(Dataset items)
(begin)

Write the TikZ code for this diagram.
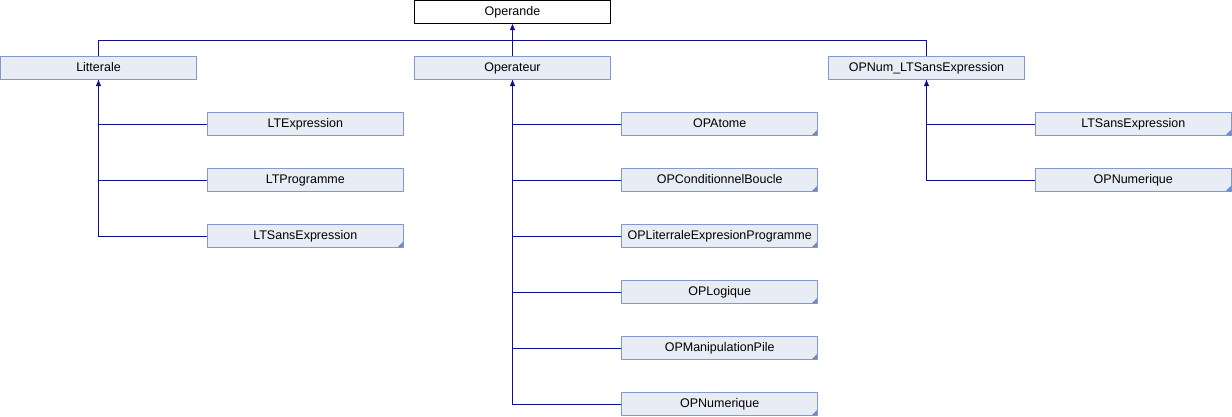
\documentclass[tikz,border=0pt]{standalone}
\usepackage{fontspec}
\setmainfont{Liberation Sans}
\usetikzlibrary{arrows.meta}
\definecolor{boxfill}{RGB}{232,236,245}
\definecolor{boxline}{RGB}{132,152,208}
\definecolor{foldblue}{RGB}{108,136,200}
\definecolor{linkblue}{RGB}{16,16,140}

\begin{document}
\begin{tikzpicture}[x=1pt,y=-1pt,
  cls/.style={draw=boxline, fill=boxfill, line width=1pt, minimum width=196pt, minimum height=23pt,
    inner sep=0pt, text height=9pt, text depth=2.5pt, font=\fontsize{12.5}{14}\selectfont},
  fold/.style={path picture={\fill[foldblue] (path picture bounding box.south east) -- ++(-6pt,0pt) -- ++(6pt,6pt) -- cycle;}},
  conn/.style={draw=linkblue, line width=1pt},
  conna/.style={conn, {Triangle[width=5pt,length=6pt]}-}]
\useasboundingbox (0,0) rectangle (1232,416);

\node[cls, fill=white, draw=black] (a) at (512.5,12) {Operande};

\node[cls] (b) at (98.5,68) {Litterale};
\node[cls] (c) at (512.5,68) {Operateur};
\node[cls] (d) at (926.5,68) {OPNum\_LTSansExpression};
\coordinate (m) at (512.5,40.5);
\path[conna] (a) -- (c);
\path[conn] (b) |- (m) -| (d);

\node[cls] (b1) at (305.3,124) {LTExpression};
\node[cls] (b2) at (305.3,180) {LTProgramme};
\node[cls, fold] (b3) at (305.3,236) {LTSansExpression};
\path[conna] (b) |- (b3);
\path[conn] (b) |- (b1);
\path[conn] (b) |- (b2);

\node[cls, fold] (c1) at (719.7,124) {OPAtome};
\node[cls, fold] (c2) at (719.7,180) {OPConditionnelBoucle};
\node[cls, fold] (c3) at (719.7,236) {OPLiterraleExpresionProgramme};
\node[cls, fold] (c4) at (719.7,292) {OPLogique};
\node[cls, fold] (c5) at (719.7,348) {OPManipulationPile};
\node[cls, fold] (c6) at (719.7,404) {OPNumerique};
\path[conna] (c) |- (c6);
\path[conn] (c) |- (c1);
\path[conn] (c) |- (c2);
\path[conn] (c) |- (c3);
\path[conn] (c) |- (c4);
\path[conn] (c) |- (c5);

\node[cls, fold] (d1) at (1133.3,124) {LTSansExpression};
\node[cls, fold] (d2) at (1133.3,180) {OPNumerique};
\path[conna] (d) |- (d2);
\path[conn] (d) |- (d1);
\end{tikzpicture}
\end{document}
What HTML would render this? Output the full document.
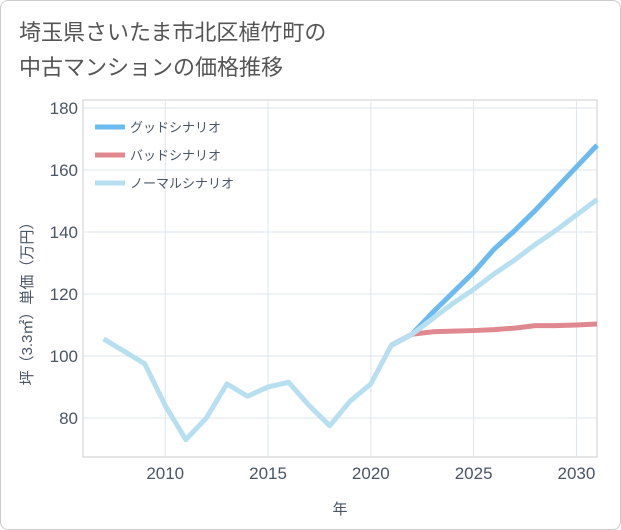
<!DOCTYPE html>
<html><head><meta charset="utf-8"><style>
body{margin:0;background:#fff;font-family:"Liberation Sans","Noto Sans CJK JP",sans-serif}
#wrap{position:relative;width:619px;height:528px;border:1px solid #ccc;border-radius:8px;overflow:hidden;background:#fff}
h1{position:absolute;left:18px;top:14px;margin:0;font-weight:normal;font-size:22px;line-height:35px;color:#555}
</style></head><body>
<div id="wrap">
<h1>埼玉県さいたま市北区植竹町の<br>中古マンションの価格推移</h1>
<svg id="c" width="621" height="530" style="position:absolute;left:-1px;top:-1px"></svg>
</div>
<script>
const years=[2007,2008,2009,2010,2011,2012,2013,2014,2015,2016,2017,2018,2019,2020,2021,2022,2023,2024,2025,2026,2027,2028,2029,2030,2031];
const normal=[105.5,101.5,97.5,84,73,80,91,87,90,91.5,84,77.5,85.5,91,103.5,107,112,117,121.5,126.5,131,136,140.5,145.5,150.5];
const goodYears=[2021,2022,2023,2024,2025,2026,2027,2028,2029,2030,2031];
const good=[103.5,107,114,120.5,127,134.5,140.5,147,154,161,168];
const bad=[103.5,107,107.8,108,108.2,108.5,109,109.8,109.8,110,110.3];
const xTicks=[2010,2015,2020,2025,2030];
const yTicks=[80,100,120,140,160,180];
const L=83,R=597,T=100,B=457;
const x=v=>L+(v-2006)/(2031-2006)*(R-L);
const y=v=>B-(v-67.4)/(182.6-67.4)*(B-T);
const s=document.getElementById('c');const NS='http://www.w3.org/2000/svg';
function el(t,a,p){const e=document.createElementNS(NS,t);for(const k in a)e.setAttribute(k,a[k]);(p||s).appendChild(e);return e;}
const r=el('rect',{x:L,y:T,width:R-L,height:B-T,fill:'none',stroke:'#ccc'});


xTicks.forEach(t=>{const g=el('line',{x1:x(t),x2:x(t),y1:T,y2:B,stroke:'#dde6ee'});


const tx=el('text',{x:x(t),y:B+22,'text-anchor':'middle','font-size':17,fill:'#4a5566'});tx.textContent=t;

});
yTicks.forEach(t=>{const g=el('line',{x1:L,x2:R,y1:y(t),y2:y(t),stroke:'#dde6ee'});


const tx=el('text',{x:L-5,y:y(t)+6,'text-anchor':'end','font-size':17,fill:'#4a5566'});tx.textContent=t;

});
const xt=el('text',{x:340,y:514,'text-anchor':'middle','font-size':15,fill:'#4a5566'});xt.textContent='年';


const yt=el('text',{transform:'translate(32,300) rotate(-90)','text-anchor':'middle','font-size':15,fill:'#4a5566'});yt.textContent='坪（3.3㎡）単価（万円）';


function line(xs,vs,c,n){const p=el('polyline',{points:xs.map((v,i)=>x(v)+','+y(vs[i])).join(' '),fill:'none',stroke:c,'stroke-width':5,'stroke-linejoin':'round'});

}
line(goodYears,good,'#6bbaf0','good-scenario-line');
line(goodYears,bad,'#e08890','bad-scenario-line');
line(years,normal,'#b8dff0','normal-scenario-line');
[['グッドシナリオ','#6bbaf0'],['バッドシナリオ','#e08890'],['ノーマルシナリオ','#b8dff0']].forEach((d,i)=>{
const g=el('g',{});


el('line',{x1:95,x2:125,y1:127+i*28,y2:127+i*28,stroke:d[1],'stroke-width':5},g);
const t=el('text',{x:130,y:132+i*28,'font-size':13,fill:'#4a5566'},g);t.textContent=d[0];});
</script>
</body></html>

(end)

Quote every record above exactly, leaving out any pictures.

Write the TikZ code for this diagram.
\documentclass[tikz,border=0pt]{standalone}
\usepackage{fontspec}
\setmainfont{Liberation Sans}
\usetikzlibrary{arrows.meta}
\definecolor{boxfill}{RGB}{232,236,245}
\definecolor{boxline}{RGB}{132,152,208}
\definecolor{foldblue}{RGB}{108,136,200}
\definecolor{linkblue}{RGB}{16,16,140}

\begin{document}
\begin{tikzpicture}[x=1pt,y=-1pt,
  cls/.style={draw=boxline, fill=boxfill, line width=1pt, minimum width=196pt, minimum height=23pt,
    inner sep=0pt, text height=9pt, text depth=2.5pt, font=\fontsize{12.5}{14}\selectfont},
  fold/.style={path picture={\fill[foldblue] (path picture bounding box.south east) -- ++(-6pt,0pt) -- ++(6pt,6pt) -- cycle;}},
  conn/.style={draw=linkblue, line width=1pt},
  conna/.style={conn, {Triangle[width=5pt,length=6pt]}-}]
\useasboundingbox (0,0) rectangle (1232,416);

\node[cls, fill=white, draw=black] (a) at (512.5,12) {Operande};

\node[cls] (b) at (98.5,68) {Litterale};
\node[cls] (c) at (512.5,68) {Operateur};
\node[cls] (d) at (926.5,68) {OPNum\_LTSansExpression};
\coordinate (m) at (512.5,40.5);
\path[conna] (a) -- (c);
\path[conn] (b) |- (m) -| (d);

\node[cls] (b1) at (305.3,124) {LTExpression};
\node[cls] (b2) at (305.3,180) {LTProgramme};
\node[cls, fold] (b3) at (305.3,236) {LTSansExpression};
\path[conna] (b) |- (b3);
\path[conn] (b) |- (b1);
\path[conn] (b) |- (b2);

\node[cls, fold] (c1) at (719.7,124) {OPAtome};
\node[cls, fold] (c2) at (719.7,180) {OPConditionnelBoucle};
\node[cls, fold] (c3) at (719.7,236) {OPLiterraleExpresionProgramme};
\node[cls, fold] (c4) at (719.7,292) {OPLogique};
\node[cls, fold] (c5) at (719.7,348) {OPManipulationPile};
\node[cls, fold] (c6) at (719.7,404) {OPNumerique};
\path[conna] (c) |- (c6);
\path[conn] (c) |- (c1);
\path[conn] (c) |- (c2);
\path[conn] (c) |- (c3);
\path[conn] (c) |- (c4);
\path[conn] (c) |- (c5);

\node[cls, fold] (d1) at (1133.3,124) {LTSansExpression};
\node[cls, fold] (d2) at (1133.3,180) {OPNumerique};
\path[conna] (d) |- (d2);
\path[conn] (d) |- (d1);
\end{tikzpicture}
\end{document}
What HTML would render this? Output the full document.
<!DOCTYPE html>
<html><head><meta charset="utf-8"><style>
body{margin:0;background:#fff;font-family:"Liberation Sans","Noto Sans CJK JP",sans-serif}
#wrap{position:relative;width:619px;height:528px;border:1px solid #ccc;border-radius:8px;overflow:hidden;background:#fff}
h1{position:absolute;left:18px;top:14px;margin:0;font-weight:normal;font-size:22px;line-height:35px;color:#555}
</style></head><body>
<div id="wrap">
<h1>埼玉県さいたま市北区植竹町の<br>中古マンションの価格推移</h1>
<svg id="c" width="621" height="530" style="position:absolute;left:-1px;top:-1px"></svg>
</div>
<script>
const years=[2007,2008,2009,2010,2011,2012,2013,2014,2015,2016,2017,2018,2019,2020,2021,2022,2023,2024,2025,2026,2027,2028,2029,2030,2031];
const normal=[105.5,101.5,97.5,84,73,80,91,87,90,91.5,84,77.5,85.5,91,103.5,107,112,117,121.5,126.5,131,136,140.5,145.5,150.5];
const goodYears=[2021,2022,2023,2024,2025,2026,2027,2028,2029,2030,2031];
const good=[103.5,107,114,120.5,127,134.5,140.5,147,154,161,168];
const bad=[103.5,107,107.8,108,108.2,108.5,109,109.8,109.8,110,110.3];
const xTicks=[2010,2015,2020,2025,2030];
const yTicks=[80,100,120,140,160,180];
const L=83,R=597,T=100,B=457;
const x=v=>L+(v-2006)/(2031-2006)*(R-L);
const y=v=>B-(v-67.4)/(182.6-67.4)*(B-T);
const s=document.getElementById('c');const NS='http://www.w3.org/2000/svg';
function el(t,a,p){const e=document.createElementNS(NS,t);for(const k in a)e.setAttribute(k,a[k]);(p||s).appendChild(e);return e;}
const r=el('rect',{x:L,y:T,width:R-L,height:B-T,fill:'none',stroke:'#ccc'});


xTicks.forEach(t=>{const g=el('line',{x1:x(t),x2:x(t),y1:T,y2:B,stroke:'#dde6ee'});


const tx=el('text',{x:x(t),y:B+22,'text-anchor':'middle','font-size':17,fill:'#4a5566'});tx.textContent=t;

});
yTicks.forEach(t=>{const g=el('line',{x1:L,x2:R,y1:y(t),y2:y(t),stroke:'#dde6ee'});


const tx=el('text',{x:L-5,y:y(t)+6,'text-anchor':'end','font-size':17,fill:'#4a5566'});tx.textContent=t;

});
const xt=el('text',{x:340,y:514,'text-anchor':'middle','font-size':15,fill:'#4a5566'});xt.textContent='年';


const yt=el('text',{transform:'translate(32,300) rotate(-90)','text-anchor':'middle','font-size':15,fill:'#4a5566'});yt.textContent='坪（3.3㎡）単価（万円）';


function line(xs,vs,c,n){const p=el('polyline',{points:xs.map((v,i)=>x(v)+','+y(vs[i])).join(' '),fill:'none',stroke:c,'stroke-width':5,'stroke-linejoin':'round'});

}
line(goodYears,good,'#6bbaf0','good-scenario-line');
line(goodYears,bad,'#e08890','bad-scenario-line');
line(years,normal,'#b8dff0','normal-scenario-line');
[['グッドシナリオ','#6bbaf0'],['バッドシナリオ','#e08890'],['ノーマルシナリオ','#b8dff0']].forEach((d,i)=>{
const g=el('g',{});


el('line',{x1:95,x2:125,y1:127+i*28,y2:127+i*28,stroke:d[1],'stroke-width':5},g);
const t=el('text',{x:130,y:132+i*28,'font-size':13,fill:'#4a5566'},g);t.textContent=d[0];});
</script>
</body></html>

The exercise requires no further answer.